:: Data block ::
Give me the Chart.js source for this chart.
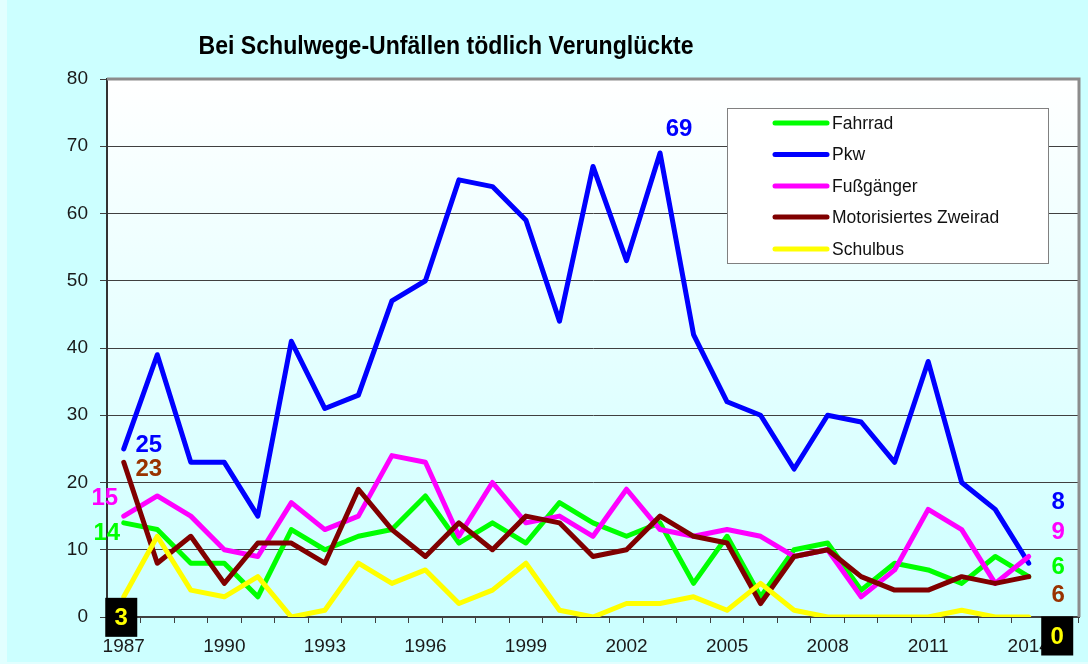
<!DOCTYPE html>
<html>
<head>
<meta charset="utf-8">
<script src="https://cdn.jsdelivr.net/npm/chart.js@4.4.1/dist/chart.umd.min.js"></script>
<style>
html, body { margin: 0; padding: 0; background: #CCFFFF; }
</style>
</head>
<body>
<canvas id="unfallChart" width="1088" height="664"></canvas>
<script>
var years = ["1987","1988","1989","1990","1991","1992","1993","1994","1995","1996",
             "1997","1998","1999","2000","2001","2002","2003","2004","2005","2006",
             "2007","2008","2009","2010","2011","2012","2013","2014","2015"];

var fahrrad     = [14,13, 8, 8, 3,13,10,12,13,18,11,14,11,17,14,12,14, 5,12, 3,10,11, 4, 8, 7, 5, 9, 6,null];
var pkw         = [25,39,23,23,15,41,31,33,47,50,65,64,59,44,67,53,69,42,32,30,22,30,29,23,38,20,16, 8,null];
var fussgaenger = [15,18,15,10, 9,17,13,15,24,23,12,20,14,15,12,19,13,12,13,12, 9,10, 3, 7,16,13, 5, 9,null];
var zweirad     = [23, 8,12, 5,11,11, 8,19,13, 9,14,10,15,14, 9,10,15,12,11, 2, 9,10, 6, 4, 4, 6, 5, 6,null];
var schulbus    = [ 3,12, 4, 3, 6, 0, 1, 8, 5, 7, 2, 4, 8, 1, 0, 2, 2, 3, 1, 5, 1, 0, 0, 0, 0, 1, 0, 0,null];

var yTicks = [0, 10, 20, 30, 40, 50, 60, 70, 80];

// labels written next to single points: dataset, year index, colour, offset from the point
var pointLabels = [
    { ds: 1, i: 0,  color: "#0000FF", dx: 25,   dy: -5 },
    { ds: 3, i: 0,  color: "#993300", dx: 25,   dy: 6 },
    { ds: 2, i: 0,  color: "#FF00FF", dx: -19,  dy: -19 },
    { ds: 0, i: 0,  color: "#00FF00", dx: -17,  dy: 10 },
    { ds: 4, i: 0,  color: "#FFFF00", dx: -2.5, dy: 20.5, box: true },
    { ds: 1, i: 16, color: "#0000FF", dx: 19,   dy: -25 },
    { ds: 1, i: 27, color: "#0000FF", dx: 29.5, dy: -61.5 },
    { ds: 2, i: 27, color: "#FF00FF", dx: 29.5, dy: -25 },
    { ds: 0, i: 27, color: "#00FF00", dx: 29.5, dy: -10 },
    { ds: 3, i: 27, color: "#993300", dx: 29.5, dy: 18 },
    { ds: 4, i: 27, color: "#FFFF00", dx: 28.5, dy: 19, box: true }
];

var plotBackground = {
    id: "plotBackground",
    beforeDraw(chart) {
        var ctx = chart.ctx, a = chart.chartArea;
        ctx.save();
        ctx.fillStyle = "#E2FFFF";
        ctx.fillRect(0, 0, chart.width, chart.height);
        ctx.fillStyle = "#CCFFFF";
        ctx.fillRect(7, 0, chart.width - 7, 662);
        var g = ctx.createLinearGradient(0, a.top, 0, a.bottom);
        g.addColorStop(0, "#FFFFFF");
        g.addColorStop(1, "#CCFFFF");
        ctx.fillStyle = g;
        ctx.fillRect(a.left, a.top, a.right - a.left, a.bottom - a.top);
        ctx.restore();
    },
    beforeDatasetsDraw(chart) {
        var ctx = chart.ctx, a = chart.chartArea;
        ctx.save();
        ctx.strokeStyle = "#8C8C8C";
        ctx.lineWidth = 3;
        ctx.beginPath();
        ctx.moveTo(a.left, a.top);
        ctx.lineTo(a.right, a.top);
        ctx.lineTo(a.right, a.bottom);
        ctx.stroke();
        ctx.restore();
    }
};

var extras = {
    id: "extras",
    afterDraw(chart) {
        var ctx = chart.ctx;
        var xs = chart.scales.x, ys = chart.scales.y;
        ctx.save();

        // title
        ctx.fillStyle = "#000";
        ctx.font = "bold 25px 'Liberation Sans', Arial, sans-serif";
        ctx.textAlign = "center";
        ctx.textBaseline = "middle";
        ctx.fillText("Bei Schulwege-Unfällen tödlich Verunglückte", 446, 47, 495);

        // legend inside the plot
        ctx.fillStyle = "#FFFFFF";
        ctx.fillRect(727, 108, 322, 156);
        ctx.strokeStyle = "#808080";
        ctx.lineWidth = 1;
        ctx.strokeRect(727.5, 108.5, 321, 155);
        var rows = [123, 154.5, 186, 217, 249];
        ctx.font = "17.5px 'Liberation Sans', Arial, sans-serif";
        ctx.textAlign = "left";
        chart.data.datasets.forEach(function (ds, k) {
            ctx.strokeStyle = ds.borderColor;
            ctx.lineWidth = 5;
            ctx.lineCap = "round";
            ctx.beginPath();
            ctx.moveTo(775, rows[k]);
            ctx.lineTo(827, rows[k]);
            ctx.stroke();
            ctx.fillStyle = "#111";
            ctx.fillText(ds.label, 832, rows[k] + 1);
        });

        // value labels
        ctx.font = "bold 24px 'Liberation Sans', Arial, sans-serif";
        ctx.textAlign = "center";
        pointLabels.forEach(function (l) {
            var v = chart.data.datasets[l.ds].data[l.i];
            var px = xs.getPixelForValue(l.i) + l.dx;
            var py = ys.getPixelForValue(v) + l.dy;
            if (l.box) {
                ctx.fillStyle = "#000";
                ctx.fillRect(px - 16, py - 19.5, 32, 39);
            }
            ctx.fillStyle = l.color;
            ctx.fillText(String(v), px, py + 1);
        });
        ctx.restore();
    }
};

var ctx = document.getElementById("unfallChart").getContext("2d");

var myChart = new Chart(ctx, {
    type: "line",
    data: {
        labels: years,
        datasets: [
            { label: "Fahrrad", data: fahrrad, borderColor: "#00FF00", order: 5 },
            { label: "Pkw", data: pkw, borderColor: "#0000FF", order: 4 },
            { label: "Fußgänger", data: fussgaenger, borderColor: "#FF00FF", order: 3 },
            { label: "Motorisiertes Zweirad", data: zweirad, borderColor: "#800000", order: 2 },
            { label: "Schulbus", data: schulbus, borderColor: "#FFFF00", order: 1 }
        ]
    },
    options: {
        responsive: false,
        animation: false,
        layout: { padding: { top: 79, right: 9, left: 0, bottom: 0 } },
        elements: {
            line: { borderWidth: 5, tension: 0, borderJoinStyle: "round", borderCapStyle: "round", fill: false },
            point: { radius: 0, hoverRadius: 0 }
        },
        scales: {
            x: {
                type: "category",
                offset: true,
                afterFit: function (s) { s.height = 47; },
                grid: { offset: true, drawOnChartArea: false, drawTicks: true, tickLength: 6, color: "#404040" },
                border: { display: true, color: "#404040", width: 2 },
                ticks: {
                    autoSkip: false,
                    maxRotation: 0,
                    padding: 12,
                    color: "#1a1a1a",
                    font: { family: "'Liberation Sans', Arial, sans-serif", size: 19 },
                    callback: function (val, i) { return i % 3 === 0 ? years[i] : ""; }
                }
            },
            y: {
                min: 0,
                max: 80,
                afterFit: function (s) { s.width = 107; },
                afterBuildTicks: function (s) { s.ticks = yTicks.map(function (v) { return { value: v }; }); },
                grid: { color: "#404040", lineWidth: 1, tickLength: 7 },
                border: { display: true, color: "#333333", width: 2 },
                ticks: {
                    padding: 12,
                    color: "#1a1a1a",
                    font: { family: "'Liberation Sans', Arial, sans-serif", size: 19 }
                }
            }
        },
        plugins: {
            legend: { display: false },
            title: { display: false },
            tooltip: { enabled: false }
        }
    },
    plugins: [plotBackground, extras]
});
</script>
</body>
</html>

:: Your instructions ::
Restate the full listing verbatim and drop every picture.

:: Completed exercise ::
Give me the Chart.js source for this chart.
<!DOCTYPE html>
<html>
<head>
<meta charset="utf-8">
<script src="https://cdn.jsdelivr.net/npm/chart.js@4.4.1/dist/chart.umd.min.js"></script>
<style>
html, body { margin: 0; padding: 0; background: #CCFFFF; }
</style>
</head>
<body>
<canvas id="unfallChart" width="1088" height="664"></canvas>
<script>
var years = ["1987","1988","1989","1990","1991","1992","1993","1994","1995","1996",
             "1997","1998","1999","2000","2001","2002","2003","2004","2005","2006",
             "2007","2008","2009","2010","2011","2012","2013","2014","2015"];

var fahrrad     = [14,13, 8, 8, 3,13,10,12,13,18,11,14,11,17,14,12,14, 5,12, 3,10,11, 4, 8, 7, 5, 9, 6,null];
var pkw         = [25,39,23,23,15,41,31,33,47,50,65,64,59,44,67,53,69,42,32,30,22,30,29,23,38,20,16, 8,null];
var fussgaenger = [15,18,15,10, 9,17,13,15,24,23,12,20,14,15,12,19,13,12,13,12, 9,10, 3, 7,16,13, 5, 9,null];
var zweirad     = [23, 8,12, 5,11,11, 8,19,13, 9,14,10,15,14, 9,10,15,12,11, 2, 9,10, 6, 4, 4, 6, 5, 6,null];
var schulbus    = [ 3,12, 4, 3, 6, 0, 1, 8, 5, 7, 2, 4, 8, 1, 0, 2, 2, 3, 1, 5, 1, 0, 0, 0, 0, 1, 0, 0,null];

var yTicks = [0, 10, 20, 30, 40, 50, 60, 70, 80];

// labels written next to single points: dataset, year index, colour, offset from the point
var pointLabels = [
    { ds: 1, i: 0,  color: "#0000FF", dx: 25,   dy: -5 },
    { ds: 3, i: 0,  color: "#993300", dx: 25,   dy: 6 },
    { ds: 2, i: 0,  color: "#FF00FF", dx: -19,  dy: -19 },
    { ds: 0, i: 0,  color: "#00FF00", dx: -17,  dy: 10 },
    { ds: 4, i: 0,  color: "#FFFF00", dx: -2.5, dy: 20.5, box: true },
    { ds: 1, i: 16, color: "#0000FF", dx: 19,   dy: -25 },
    { ds: 1, i: 27, color: "#0000FF", dx: 29.5, dy: -61.5 },
    { ds: 2, i: 27, color: "#FF00FF", dx: 29.5, dy: -25 },
    { ds: 0, i: 27, color: "#00FF00", dx: 29.5, dy: -10 },
    { ds: 3, i: 27, color: "#993300", dx: 29.5, dy: 18 },
    { ds: 4, i: 27, color: "#FFFF00", dx: 28.5, dy: 19, box: true }
];

var plotBackground = {
    id: "plotBackground",
    beforeDraw(chart) {
        var ctx = chart.ctx, a = chart.chartArea;
        ctx.save();
        ctx.fillStyle = "#E2FFFF";
        ctx.fillRect(0, 0, chart.width, chart.height);
        ctx.fillStyle = "#CCFFFF";
        ctx.fillRect(7, 0, chart.width - 7, 662);
        var g = ctx.createLinearGradient(0, a.top, 0, a.bottom);
        g.addColorStop(0, "#FFFFFF");
        g.addColorStop(1, "#CCFFFF");
        ctx.fillStyle = g;
        ctx.fillRect(a.left, a.top, a.right - a.left, a.bottom - a.top);
        ctx.restore();
    },
    beforeDatasetsDraw(chart) {
        var ctx = chart.ctx, a = chart.chartArea;
        ctx.save();
        ctx.strokeStyle = "#8C8C8C";
        ctx.lineWidth = 3;
        ctx.beginPath();
        ctx.moveTo(a.left, a.top);
        ctx.lineTo(a.right, a.top);
        ctx.lineTo(a.right, a.bottom);
        ctx.stroke();
        ctx.restore();
    }
};

var extras = {
    id: "extras",
    afterDraw(chart) {
        var ctx = chart.ctx;
        var xs = chart.scales.x, ys = chart.scales.y;
        ctx.save();

        // title
        ctx.fillStyle = "#000";
        ctx.font = "bold 25px 'Liberation Sans', Arial, sans-serif";
        ctx.textAlign = "center";
        ctx.textBaseline = "middle";
        ctx.fillText("Bei Schulwege-Unfällen tödlich Verunglückte", 446, 47, 495);

        // legend inside the plot
        ctx.fillStyle = "#FFFFFF";
        ctx.fillRect(727, 108, 322, 156);
        ctx.strokeStyle = "#808080";
        ctx.lineWidth = 1;
        ctx.strokeRect(727.5, 108.5, 321, 155);
        var rows = [123, 154.5, 186, 217, 249];
        ctx.font = "17.5px 'Liberation Sans', Arial, sans-serif";
        ctx.textAlign = "left";
        chart.data.datasets.forEach(function (ds, k) {
            ctx.strokeStyle = ds.borderColor;
            ctx.lineWidth = 5;
            ctx.lineCap = "round";
            ctx.beginPath();
            ctx.moveTo(775, rows[k]);
            ctx.lineTo(827, rows[k]);
            ctx.stroke();
            ctx.fillStyle = "#111";
            ctx.fillText(ds.label, 832, rows[k] + 1);
        });

        // value labels
        ctx.font = "bold 24px 'Liberation Sans', Arial, sans-serif";
        ctx.textAlign = "center";
        pointLabels.forEach(function (l) {
            var v = chart.data.datasets[l.ds].data[l.i];
            var px = xs.getPixelForValue(l.i) + l.dx;
            var py = ys.getPixelForValue(v) + l.dy;
            if (l.box) {
                ctx.fillStyle = "#000";
                ctx.fillRect(px - 16, py - 19.5, 32, 39);
            }
            ctx.fillStyle = l.color;
            ctx.fillText(String(v), px, py + 1);
        });
        ctx.restore();
    }
};

var ctx = document.getElementById("unfallChart").getContext("2d");

var myChart = new Chart(ctx, {
    type: "line",
    data: {
        labels: years,
        datasets: [
            { label: "Fahrrad", data: fahrrad, borderColor: "#00FF00", order: 5 },
            { label: "Pkw", data: pkw, borderColor: "#0000FF", order: 4 },
            { label: "Fußgänger", data: fussgaenger, borderColor: "#FF00FF", order: 3 },
            { label: "Motorisiertes Zweirad", data: zweirad, borderColor: "#800000", order: 2 },
            { label: "Schulbus", data: schulbus, borderColor: "#FFFF00", order: 1 }
        ]
    },
    options: {
        responsive: false,
        animation: false,
        layout: { padding: { top: 79, right: 9, left: 0, bottom: 0 } },
        elements: {
            line: { borderWidth: 5, tension: 0, borderJoinStyle: "round", borderCapStyle: "round", fill: false },
            point: { radius: 0, hoverRadius: 0 }
        },
        scales: {
            x: {
                type: "category",
                offset: true,
                afterFit: function (s) { s.height = 47; },
                grid: { offset: true, drawOnChartArea: false, drawTicks: true, tickLength: 6, color: "#404040" },
                border: { display: true, color: "#404040", width: 2 },
                ticks: {
                    autoSkip: false,
                    maxRotation: 0,
                    padding: 12,
                    color: "#1a1a1a",
                    font: { family: "'Liberation Sans', Arial, sans-serif", size: 19 },
                    callback: function (val, i) { return i % 3 === 0 ? years[i] : ""; }
                }
            },
            y: {
                min: 0,
                max: 80,
                afterFit: function (s) { s.width = 107; },
                afterBuildTicks: function (s) { s.ticks = yTicks.map(function (v) { return { value: v }; }); },
                grid: { color: "#404040", lineWidth: 1, tickLength: 7 },
                border: { display: true, color: "#333333", width: 2 },
                ticks: {
                    padding: 12,
                    color: "#1a1a1a",
                    font: { family: "'Liberation Sans', Arial, sans-serif", size: 19 }
                }
            }
        },
        plugins: {
            legend: { display: false },
            title: { display: false },
            tooltip: { enabled: false }
        }
    },
    plugins: [plotBackground, extras]
});
</script>
</body>
</html>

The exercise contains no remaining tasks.